Why Demand Remains Strong Despite Rising Taxes
Several structural factors are driving continued growth in the Turkish automotive market:
Population growth and a rising number of individuals reaching car ownership age
Low car ownership rates, with the number of vehicles per 1,000 people still far below European averages
Increased mobility needs, both in urban and rural areas
An aging vehicle park, where many customers are replacing older cars rather than purchasing a first vehicle
Bozkurt emphasized that these dynamics underpin demand even in the face of regulatory changes, ensuring that the overall market remains robust.
A Sector in Transition
The new ÖTV structure represents more than just a taxation update—it signals a restructuring of the automotive market in Türkiye. Domestic production is being incentivized, imports are facing added challenges, and consumer decisions are becoming increasingly complex.
Automakers will need to adapt marketing strategies, revise pricing, and optimize product portfolios to remain competitive.
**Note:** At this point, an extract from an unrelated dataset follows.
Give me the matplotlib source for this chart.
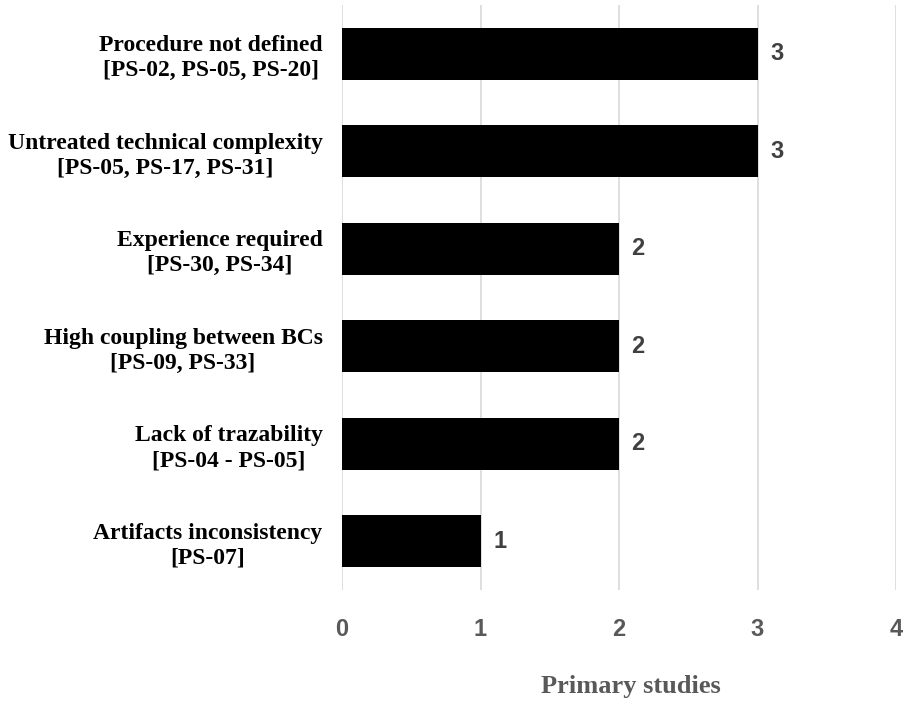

For Toyota, the combination of strong local presence, diverse product offerings, and adaptability positions it well to navigate the changes.
Outlook for the Remainder of 2025
Looking ahead, industry analysts will closely watch how demand distributes across the revised ÖTV brackets. Lower-taxed domestic vehicles are likely to see rising sales, while high-end luxury imports may decline in volume. EV adoption will continue, but at a slower pace than initially anticipated due to reduced tax incentives.
For Toyota Türkiye, the expectation of record-breaking sales underscores both the brand’s resilience and the underlying strength of the Turkish market. As Bozkurt concluded, “We are moving toward a new record, and we believe the future of Türkiye’s automotive industry remains bright.”